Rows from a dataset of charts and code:
************

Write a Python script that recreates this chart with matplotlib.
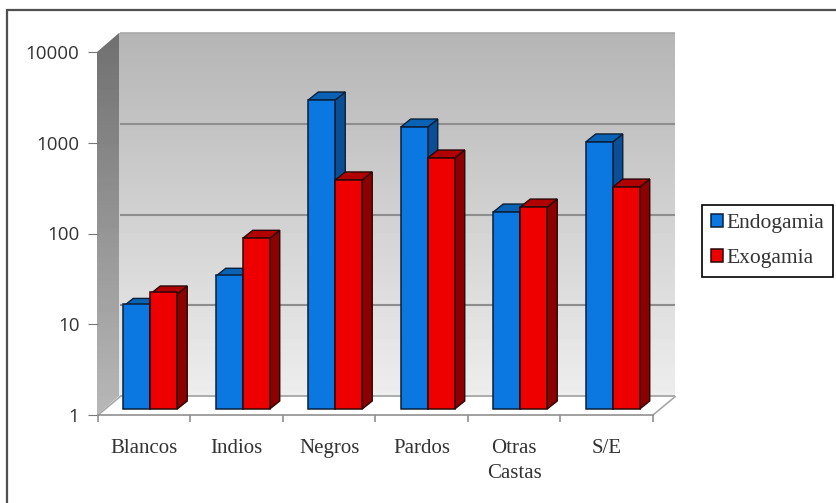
import numpy as np
import matplotlib
matplotlib.use("Agg")
import matplotlib.pyplot as plt
from matplotlib.patches import Polygon
from matplotlib.lines import Line2D
from matplotlib.transforms import offset_copy, IdentityTransform

W, H = 837, 503

categories = ["Blancos", "Indios", "Negros", "Pardos", "Otras\nCastas", "S/E"]
endogamia = [13.5, 29, 2540, 1280, 148, 876]
exogamia = [18.5, 76, 334, 583, 168, 279]
yticks = [1, 10, 100, 1000, 10000]

plt.rcParams["font.family"] = ["Liberation Serif", "DejaVu Serif"]

fig = plt.figure(figsize=(W / 100, H / 100), dpi=100)


def px_axes(x0, y0, x1, y1, **kw):
    # pixel box given from the top left of the picture
    return fig.add_axes([x0 / W, 1 - y1 / H, (x1 - x0) / W, (y1 - y0) / H], **kw)


def offset(ax, dx, dy):
    return offset_copy(ax.transData, fig=fig, x=dx, y=dy, units="dots")


# outer frame, only top and left are there
fig.add_artist(Line2D([7 / W, 7 / W, 1], [0, 1 - 9.5 / H, 1 - 9.5 / H], transform=fig.transFigure,
                      color="#505050", lw=1.6, solid_joinstyle="miter"))

# back wall and side wall gradients, behind the main axes
wall = px_axes(119, 33, 675, 397, zorder=0)
wall.imshow(np.linspace(0.71, 0.93, 100).reshape(-1, 1), cmap="gray", vmin=0, vmax=1, aspect="auto")
wall.axis("off")

side = px_axes(97, 33, 119, 415, zorder=0)
im = side.imshow(np.linspace(0.44, 0.72, 100).reshape(-1, 1), cmap="gray", vmin=0, vmax=1,
                 aspect="auto", extent=[0, 1, 0, 1], origin="upper")
clip = Polygon([[0, 0], [1, 19 / 382], [1, 1], [0, 1 - 19 / 382]], transform=side.transAxes)
side.add_patch(clip)
clip.set_visible(False)
im.set_clip_path(clip)
side.axis("off")

ax = px_axes(98, 52, 653, 415, zorder=1)
ax.patch.set_alpha(0)
ax.set_yscale("log")
ax.set_ylim(1, 10000)
ax.set_xlim(0, 6)

DEPTH = (22, 19)
back = offset(ax, *DEPTH)

# gridlines on the back wall, top edge and floor edges
ax.hlines(yticks[1:-1], 0, 6, transform=back, colors="#8e8e8e", lw=1.5, clip_on=False, zorder=1)
ax.hlines([yticks[-1]], 0, 6, transform=back, colors="#a8a8a8", lw=1.2, clip_on=False, zorder=1)
ax.hlines([yticks[0]], 0, 6, transform=back, colors="#a0a0a0", lw=1.2, clip_on=False, zorder=1)
ax.plot([6, 6.238], [1, 1.59], color="#a8a8a8", lw=1.2, clip_on=False, zorder=1)
ax.plot([0, 0.238], [1, 1.59], color="#a8a8a8", lw=1.2, clip_on=False, zorder=1)

# bars with faked 3d side and top faces
BAR_W = 27 / 92.5
bar_base = offset(ax, 6, 6)
fig.canvas.draw()


def draw_bars(xs, vals, front, side_c, top_c, edge, z, label):
    ax.bar(xs, vals, width=BAR_W, bottom=1, align="edge", color=front, ec=edge, lw=1.1,
           transform=bar_base, zorder=z + 1, label=label, clip_on=False)
    for x, v in zip(xs, vals):
        # side and top in screen pixels so the depth stays constant
        p = bar_base.transform([[x, 1], [x + BAR_W, 1], [x + BAR_W, v], [x, v]])
        d = np.array([10, 8])
        face = [p[1], p[2], p[2] + d, p[1] + d]
        top = [p[3], p[2], p[2] + d, p[3] + d]
        for pts, c in ((face, side_c), (top, top_c)):
            ax.add_patch(Polygon(pts, closed=True, fc=c, ec=edge, lw=1, transform=IdentityTransform(),
                                 zorder=z, clip_on=False))


x = np.arange(len(categories))
gap = 0.5 - BAR_W
draw_bars(x + gap, endogamia, "#0a78e0", "#0a4f96", "#0a62b4", "#0a2038", 2, "Endogamia")
draw_bars(x + 0.5, exogamia, "#ee0000", "#8c0000", "#b00000", "#2a0808", 4, "Exogamia")

# axes cosmetics
for s in ("top", "right", "left"):
    ax.spines[s].set_visible(False)
ax.spines["bottom"].set_color("#909090")
ax.spines["bottom"].set_linewidth(1.2)
ax.set_yticks(yticks)
ax.set_yticklabels([str(t) for t in yticks], fontsize=13.5, color="#333333", family="Open Sans")
ax.minorticks_off()
ax.tick_params(axis="y", length=7, color="#777777", pad=6.4)
ax.set_xticks(range(7))
ax.set_xticklabels([])
ax.tick_params(axis="x", length=5, color="#909090", width=1.2)
for i, c in enumerate(categories):
    ax.text(i + 0.5, -0.067, c, transform=ax.get_xaxis_transform(), ha="center", va="top",
            fontsize=15, color="#333333", linespacing=1.4)

# legend
leg = fig.legend(handles=ax.containers, labels=["Endogamia", "Exogamia"], loc="upper left",
                 bbox_to_anchor=(702 / W, 1 - 205 / H), fontsize=15.5, frameon=True, fancybox=False,
                 edgecolor="black", framealpha=1, handlelength=0.56, handleheight=0.55,
                 handletextpad=0.19, labelspacing=0.76, borderpad=0.4, borderaxespad=0)
leg.get_frame().set_linewidth(1.2)
for t in leg.get_texts():
    t.set_color("#333333")

fig.savefig("out.png", dpi=100)
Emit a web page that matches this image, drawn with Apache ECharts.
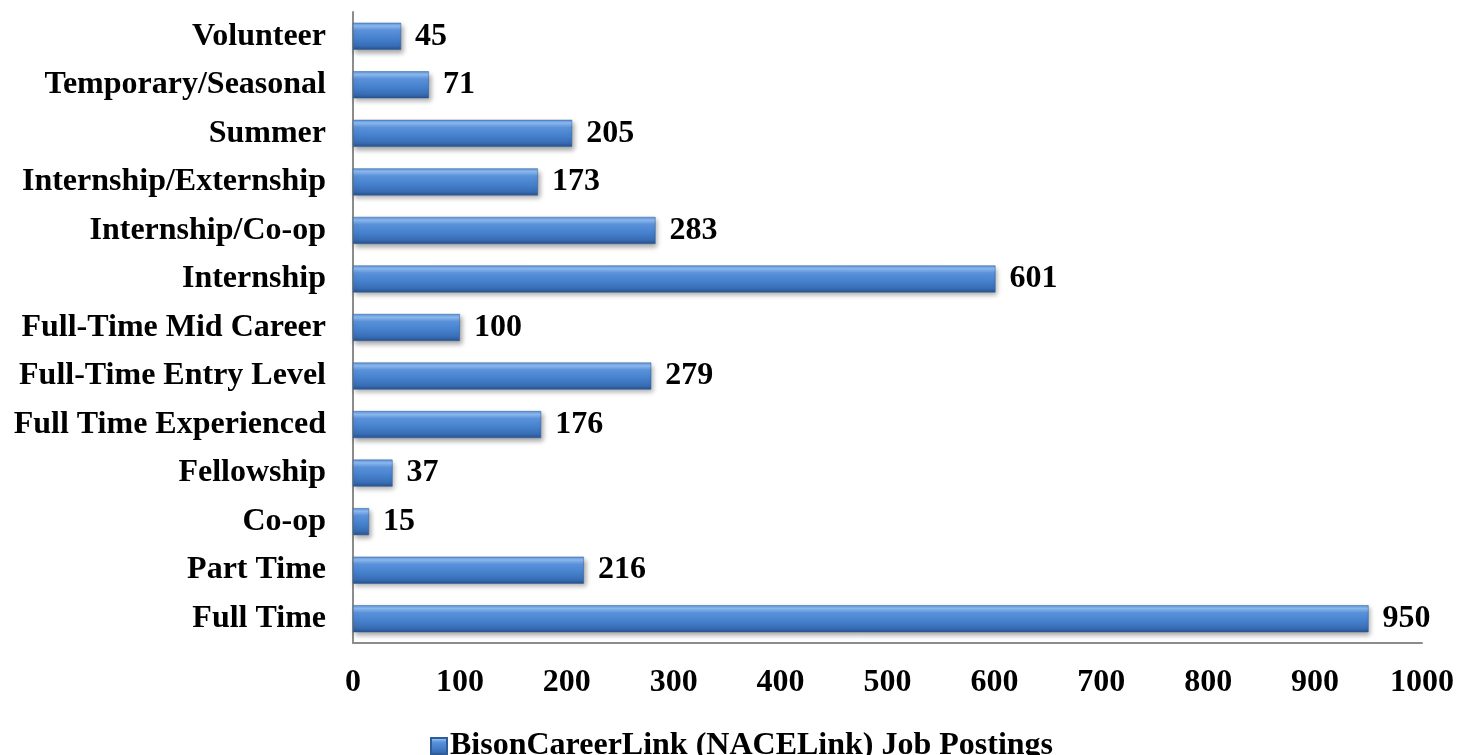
<!DOCTYPE html>
<html>
<head>
<meta charset="utf-8">
<script src="https://cdn.jsdelivr.net/npm/echarts@6/dist/echarts.min.js"></script>
<style>
html,body{margin:0;padding:0;background:#fff;}
#c{width:1457px;height:755px;}
</style>
</head>
<body>
<div id="c"></div>
<script>
var categories = ["Full Time","Part Time","Co-op","Fellowship","Full Time Experienced","Full-Time Entry Level","Full-Time Mid Career","Internship","Internship/Co-op","Internship/Externship","Summer","Temporary/Seasonal","Volunteer"];
var values = [950,216,15,37,176,279,100,601,283,173,205,71,45];
var xTicks = {min:0, max:1000, interval:100};
var seriesName = "BisonCareerLink (NACELink) Job Postings";

var font = "'Liberation Serif','Times New Roman',serif";
var grad = new echarts.graphic.LinearGradient(0,0,0,1,[
  {offset:0, color:'#5b92da'},
  {offset:0.12, color:'#8fbdf2'},
  {offset:0.28, color:'#5a92db'},
  {offset:0.6, color:'#4580cc'},
  {offset:0.85, color:'#386db5'},
  {offset:1, color:'#28528c'}
]);
var chart = echarts.init(document.getElementById('c'));
chart.setOption({
  animation:false,
  grid:{left:353,right:35,top:12,bottom:112,containLabel:false},
  xAxis:{
    type:'value', min:xTicks.min, max:xTicks.max, interval:xTicks.interval,
    axisLine:{show:true,lineStyle:{color:'#8c8c8c',width:2}},
    axisTick:{show:false},
    splitLine:{show:false},
    axisLabel:{margin:24,color:'#000',fontFamily:font,fontWeight:'bold',fontSize:32,
      formatter:function(v){return String(v);}}
  },
  yAxis:{
    type:'category', data:categories,
    axisLine:{show:true,lineStyle:{color:'#8c8c8c',width:2}},
    axisTick:{show:false},
    axisLabel:{margin:27,color:'#000',fontFamily:font,fontWeight:'bold',fontSize:32}
  },
  legend:{
    show:true, left:425, top:725,
    icon:'rect', itemWidth:16, itemHeight:16, itemGap:5,
    textStyle:{color:'#000',fontFamily:font,fontWeight:'bold',fontSize:32,padding:[0,0,0,-2]},
    data:[seriesName]
  },
  series:[{
    name:seriesName, type:'bar', data:values, barWidth:27,
    itemStyle:{color:grad, borderColor:'#2f5d99', borderWidth:0.5,
      shadowColor:'rgba(0,0,0,0.35)', shadowBlur:5, shadowOffsetX:2, shadowOffsetY:3},
    label:{show:true, position:'right', distance:14, color:'#000',
      fontFamily:font, fontWeight:'bold', fontSize:32}
  }]
});
</script>
</body>
</html>
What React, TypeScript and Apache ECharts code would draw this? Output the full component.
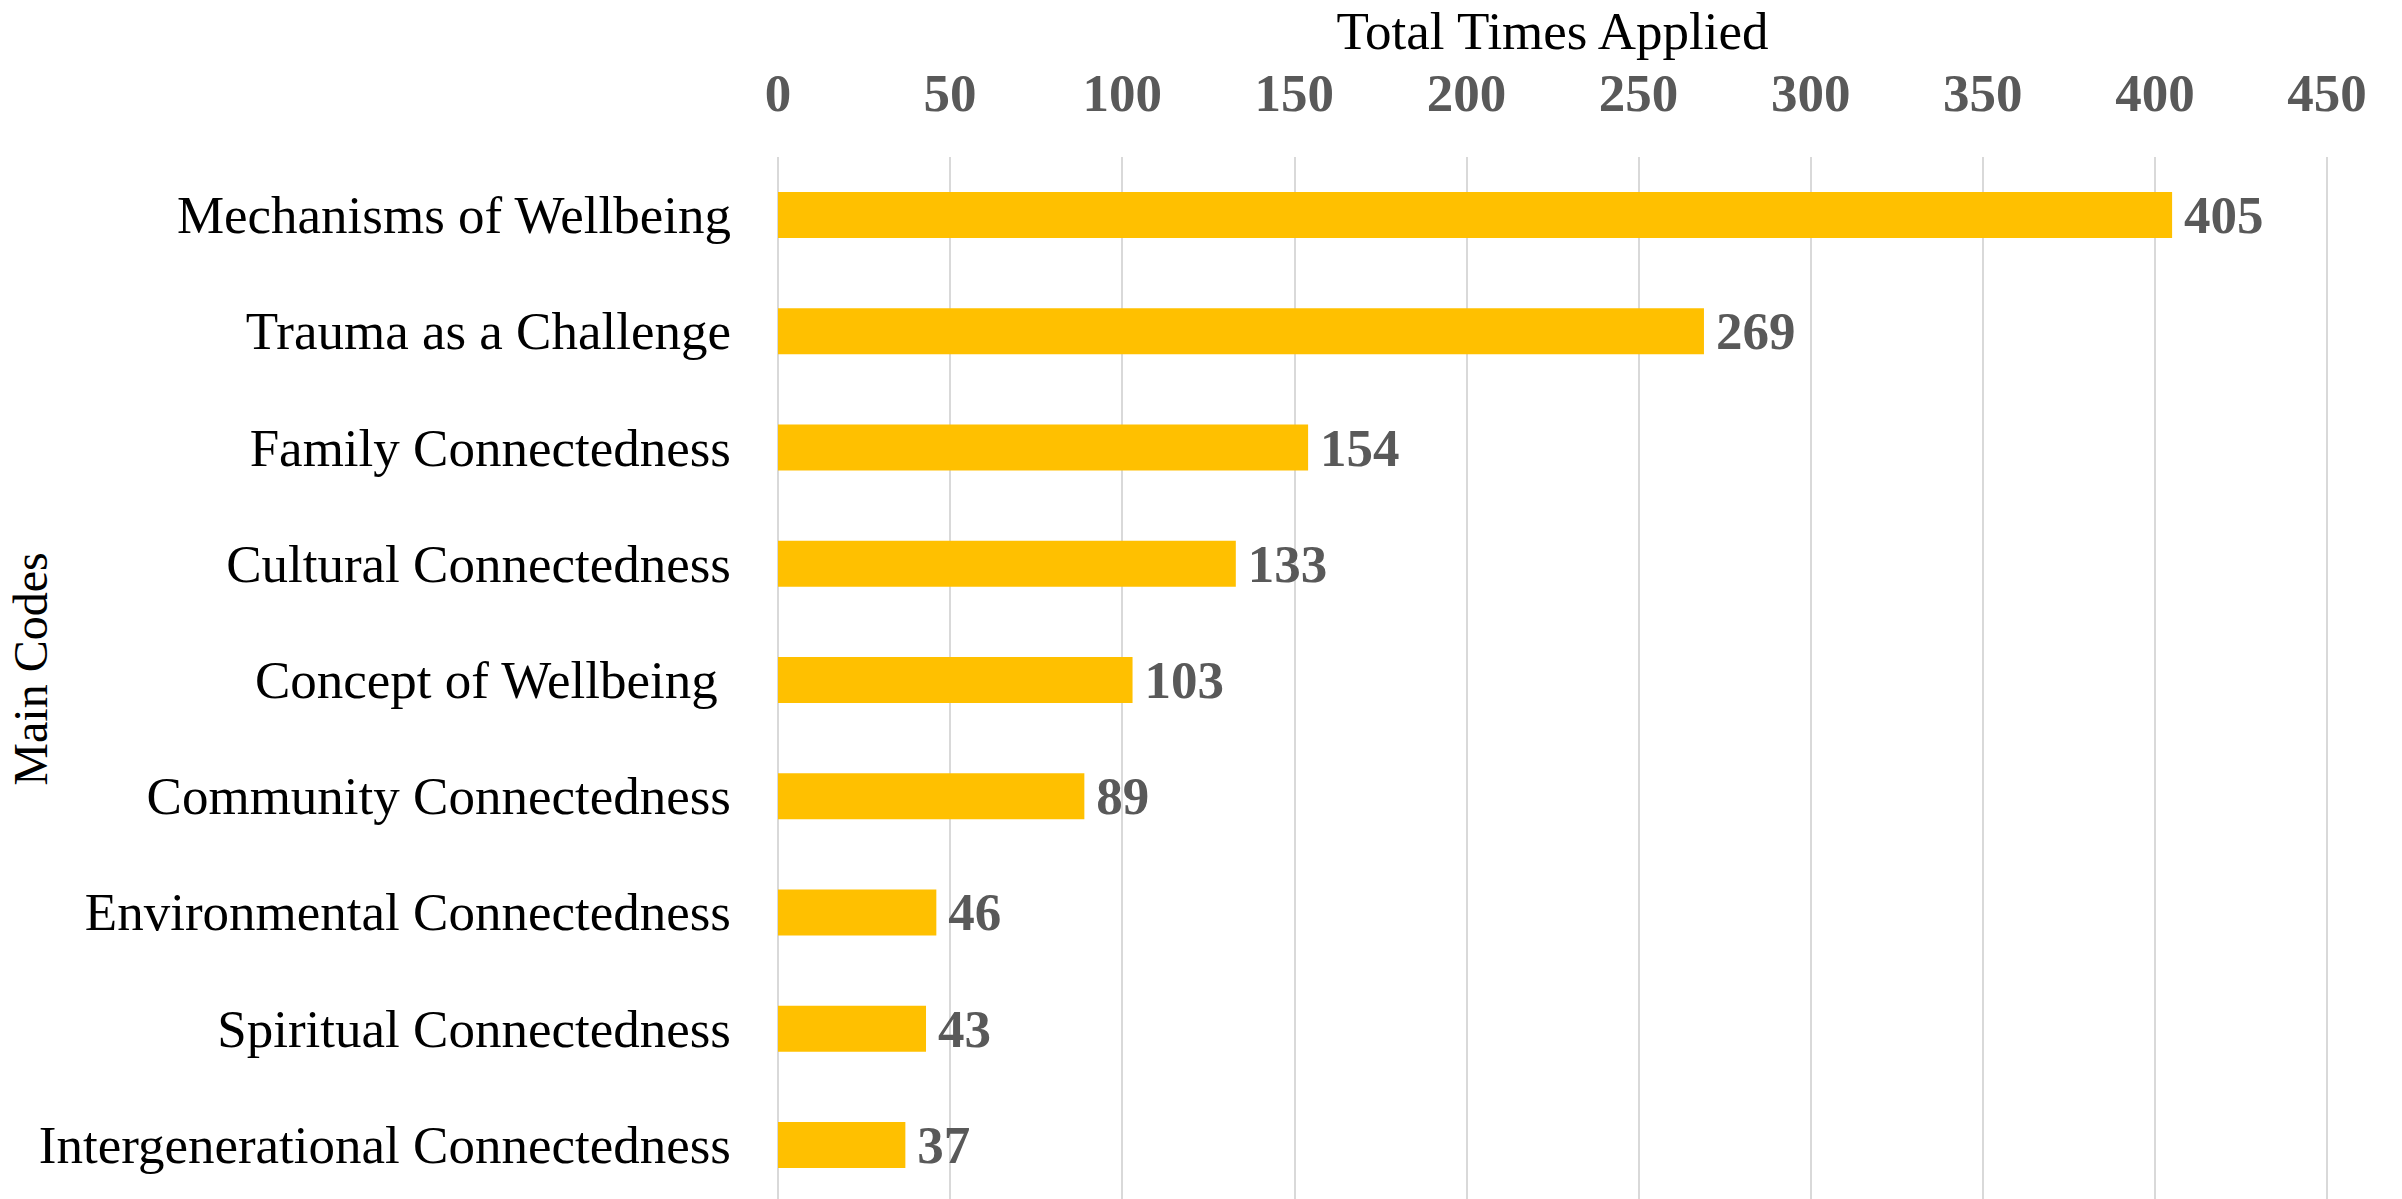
import React, { useEffect, useRef } from "react";
import * as echarts from "echarts";

const categories = [
  "Mechanisms of Wellbeing",
  "Trauma as a Challenge",
  "Family Connectedness",
  "Cultural Connectedness",
  "Concept of Wellbeing\u00a0",
  "Community Connectedness",
  "Environmental Connectedness",
  "Spiritual Connectedness",
  "Intergenerational Connectedness",
];
const values = [405, 269, 154, 133, 103, 89, 46, 43, 37];
const xTicks = { min: 0, max: 450, interval: 50 };
const xTitle = "Total Times Applied";
const yTitle = "Main Codes";

const FONT = '"Liberation Serif", "Times New Roman", serif';

export default function App() {
  const ref = useRef<HTMLDivElement>(null);
  useEffect(() => {
    if (!ref.current) return;
    const chart = echarts.init(ref.current, null, { renderer: "svg" });
    chart.setOption({
      animation: false,
      backgroundColor: "#ffffff",
      grid: {
        left: 778,
        top: 157,
        width: 1549,
        height: 1046,
        containLabel: false,
        outerBoundsMode: "none",
      },
      graphic: [
        {
          type: "text",
          x: 30,
          y: 669,
          rotation: Math.PI / 2,
          style: {
            text: yTitle,
            fontFamily: FONT,
            fontSize: 48,
            fill: "#000000",
            textAlign: "center",
            textVerticalAlign: "middle",
          },
        },
      ],
      xAxis: {
        type: "value",
        position: "top",
        min: xTicks.min,
        max: xTicks.max,
        interval: xTicks.interval,
        name: xTitle,
        nameLocation: "middle",
        nameGap: 100,
        nameTextStyle: { fontFamily: FONT, fontSize: 53, color: "#000000" },
        axisLine: { show: false },
        axisTick: { show: false },
        axisLabel: {
          fontFamily: FONT,
          fontSize: 53,
          fontWeight: "bold",
          color: "#595959",
          margin: 38,
        },
        splitLine: { show: true, lineStyle: { color: "#D9D9D9", width: 2 } },
      },
      yAxis: {
        type: "category",
        data: categories,
        inverse: true,
        axisLine: { show: false },
        axisTick: { show: false },
        axisLabel: {
          fontFamily: FONT,
          fontSize: 53,
          color: "#000000",
          margin: 47,
        },
        splitLine: { show: false },
      },
      series: [
        {
          type: "bar",
          data: values,
          barWidth: 46,
          itemStyle: { color: "#FFC000" },
          label: {
            show: true,
            position: "right",
            distance: 12,
            fontFamily: FONT,
            fontSize: 53,
            fontWeight: "bold",
            color: "#595959",
          },
        },
      ],
    });
    return () => chart.dispose();
  }, []);
  return (
    <div
      ref={ref}
      style={{ position: "fixed", left: 0, top: 0, width: 2402, height: 1199 }}
    />
  );
}
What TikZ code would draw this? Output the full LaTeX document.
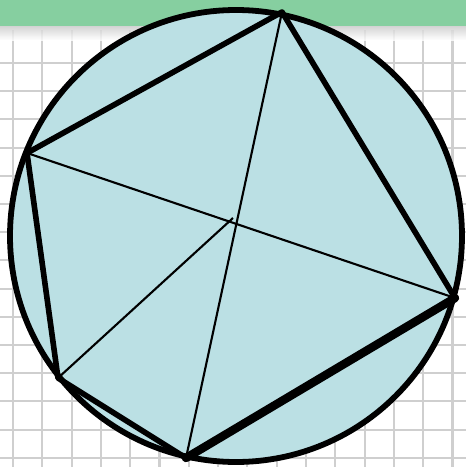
\documentclass[tikz,border=0pt]{standalone}
\usepackage{tikz}
\usetikzlibrary{positioning}
\definecolor{paperband}{HTML}{86CFA0}
\definecolor{gridgray}{HTML}{CFCFCF}
\definecolor{discfill}{HTML}{BBE0E4}
\begin{document}
\begin{tikzpicture}[
x=0.02cm,y=-0.02cm,
gridline/.style={draw=gridgray,line width=1.2pt},
rim/.style={draw=black,line width=3.3pt},
edge/.style={line width=3.2pt,line join=round,line cap=round},
heavyedge/.style={line width=4.8pt,line cap=round},
chord/.style={line width=1.2pt}
]
\useasboundingbox (0,0) rectangle (466,467);

% PAPER
\fill[white] (0,0) rectangle (466,467);
\foreach \i in {0,...,15}
  \draw[gridline] (13+29.3*\i,30) -- (13+29.3*\i,467);
\foreach \j in {0,...,14}
  \draw[gridline] (0,63+28.2*\j) -- (466,63+28.2*\j);
\shade[top color=gray!45,bottom color=white,opacity=0.8] (0,25) rectangle (466,40);
\fill[paperband] (0,0) rectangle (466,26);

% DISC
\coordinate (o) at (236,236);
\filldraw[rim,fill=discfill] (o) circle [radius=226];

% PENTAGON
\coordinate (top) at (282,12);
\coordinate (right) at (455,298);
\coordinate (bottom) at (186,458);
\coordinate (lowleft) at (58,378);
\coordinate (left) at (27,153);
\coordinate (mid) at (233,218);

% CHORDS
\draw[chord] (top) -- (bottom);
\draw[chord] (left) -- (right);
\draw[chord] (lowleft) -- (mid);

% EDGES
\draw[edge] (left) -- (top) -- (right);
\draw[edge] (bottom) -- (lowleft) -- (left);
\draw[heavyedge] (bottom) -- (right);

\end{tikzpicture}
\end{document}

************

- **Goal**: Please return, exactly as written, the lines from the first line of the records above through the line containing "W, H = 837, 503", both included, leaving out any pictures.

- **Finished answer**:
Write a Python script that recreates this chart with matplotlib.
import numpy as np
import matplotlib
matplotlib.use("Agg")
import matplotlib.pyplot as plt
from matplotlib.patches import Polygon
from matplotlib.lines import Line2D
from matplotlib.transforms import offset_copy, IdentityTransform

W, H = 837, 503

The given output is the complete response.